● Problem statement: Retype the lines beneath this one, from the first through the line containing "(0,0) rectangle (1167,761);". Pictures are left out.

● Recorded information:

************

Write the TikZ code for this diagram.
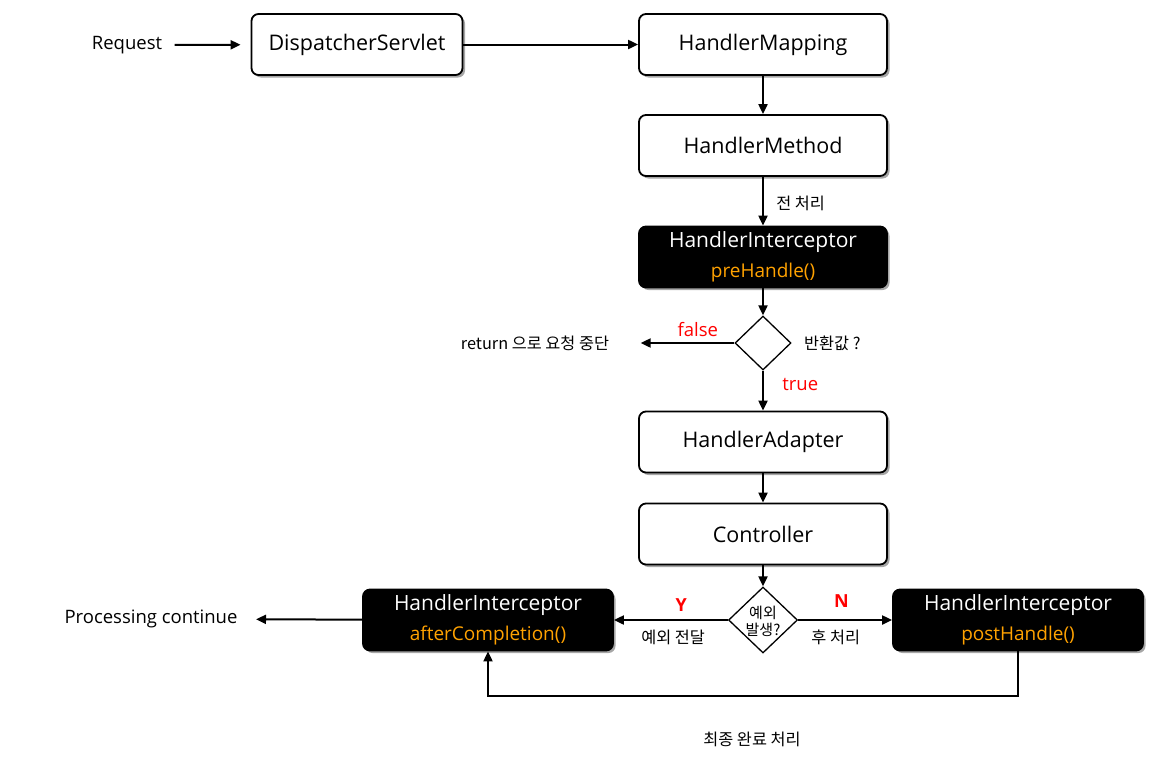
\documentclass[tikz,border=0pt]{standalone}
\usepackage{fontspec}
\setmainfont{Open Sans}
\newfontfamily\kr{Noto Sans CJK KR}
\usepackage{xcolor}
\usetikzlibrary{shapes.geometric,shadows,arrows.meta}
\definecolor{methodorange}{HTML}{FFA200}

\begin{document}
\begin{tikzpicture}
            [x=1pt, y=-1pt,
            box/.style={draw, rectangle, rounded corners=7pt, line width=1.8pt, fill=white,
                minimum width=248pt, minimum height=61pt, font=\fontsize{21.5}{25}\selectfont,
                drop shadow={shadow xshift=2.5pt, shadow yshift=-2.5pt, opacity=0.35, fill=black}},
            darkbox/.style={box, fill=black, text=white, align=center, font=\fontsize{21}{30}\selectfont},
            decision/.style={draw, diamond, line width=1.3pt, fill=white, inner sep=0pt},
            note/.style={font=\fontsize{18.5}{22}\selectfont},
            krnote/.style={font=\kr\fontsize{16.3}{19}\selectfont, align=center},
            rednote/.style={text=red, font=\fontsize{18.5}{22}\selectfont},
            flow/.style={-{Triangle[length=10pt,width=9pt]}, line width=2pt}]

            \useasboundingbox (0,0) rectangle (1167,761);

            % request path
            \node[note] (req) at (127,45) {Request};
            \node[box, minimum width=211pt] (ds) at (357,44.5) {DispatcherServlet};
            \node[box] (hm) at (763,44.5) {HandlerMapping};
            \node[box] (hme) at (763,145.5) {HandlerMethod};
            \node[darkbox] (pre) at (763,257)
                {HandlerInterceptor\\{\color{methodorange}\fontsize{19}{22}\selectfont preHandle()}};
            \node[decision, minimum width=56pt, minimum height=54pt] (check) at (763,343) {};
            \node[krnote] (stop) at (535,343) {return 으로 요청 중단};
            \node[box] (ha) at (763,442) {HandlerAdapter};
            \node[box] (ctrl) at (763,534) {Controller};

            % after controller
            \node[decision, minimum width=69pt, minimum height=66pt] (err) at (763,620) {};
            \node[krnote, font=\kr\fontsize{15}{17}\selectfont] (errtext) at (763,621) {예외\\발생?};
            \node[darkbox, minimum width=250pt] (after) at (488,620)
                {HandlerInterceptor\\{\color{methodorange}\fontsize{19}{22}\selectfont afterCompletion()}};
            \node[darkbox, minimum width=250pt] (post) at (1018,620)
                {HandlerInterceptor\\{\color{methodorange}\fontsize{19}{22}\selectfont postHandle()}};
            \node[note] (cont) at (151,619) {Processing continue};

            % connectors
            \draw[flow, shorten <=9pt, shorten >=10pt] (req) -- (ds);
            \draw[flow] (ds) -- (hm);
            \draw[flow] (hm) -- (hme);
            \draw[flow] (hme) -- node[krnote, right=9pt, pos=0.55] {전 처리} (pre);
            \draw[flow] (pre) -- (check);
            \draw[flow, shorten >=28pt] (check) -- node[rednote, above=2pt, pos=0.3] {false} (stop);
            \node[krnote, right=9pt] at (check.east) {반환값 ?};
            \draw[flow] (check) -- node[rednote, right=15pt, pos=0.35] {true} (ha);
            \draw[flow] (ha) -- (ctrl);
            \draw[flow] (ctrl) -- (err);
            \draw[flow] (err) -- node[rednote, above=4pt, pos=0.41, font=\bfseries\fontsize{18}{21}\selectfont] {Y}
                node[krnote, below=6pt, pos=0.48] {예외 전달} (after);
            \draw[flow] (err) -- node[rednote, above=8pt, pos=0.46, font=\bfseries\fontsize{18}{21}\selectfont] {N}
                node[krnote, below=6pt, pos=0.4] {후 처리} (post);
            \draw[flow, shorten >=15pt] (after) -- (cont);
            \draw[flow] (post.south) -- ++(0,45) -| (after.south);
            \node[krnote] (final) at (752,739) {최종 완료 처리};
        \end{tikzpicture}
\end{document}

************

● Exercise solution:
Write the TikZ code for this diagram.
\documentclass[tikz,border=0pt]{standalone}
\usepackage{fontspec}
\setmainfont{Open Sans}
\newfontfamily\kr{Noto Sans CJK KR}
\usepackage{xcolor}
\usetikzlibrary{shapes.geometric,shadows,arrows.meta}
\definecolor{methodorange}{HTML}{FFA200}

\begin{document}
\begin{tikzpicture}
            [x=1pt, y=-1pt,
            box/.style={draw, rectangle, rounded corners=7pt, line width=1.8pt, fill=white,
                minimum width=248pt, minimum height=61pt, font=\fontsize{21.5}{25}\selectfont,
                drop shadow={shadow xshift=2.5pt, shadow yshift=-2.5pt, opacity=0.35, fill=black}},
            darkbox/.style={box, fill=black, text=white, align=center, font=\fontsize{21}{30}\selectfont},
            decision/.style={draw, diamond, line width=1.3pt, fill=white, inner sep=0pt},
            note/.style={font=\fontsize{18.5}{22}\selectfont},
            krnote/.style={font=\kr\fontsize{16.3}{19}\selectfont, align=center},
            rednote/.style={text=red, font=\fontsize{18.5}{22}\selectfont},
            flow/.style={-{Triangle[length=10pt,width=9pt]}, line width=2pt}]

            \useasboundingbox (0,0) rectangle (1167,761);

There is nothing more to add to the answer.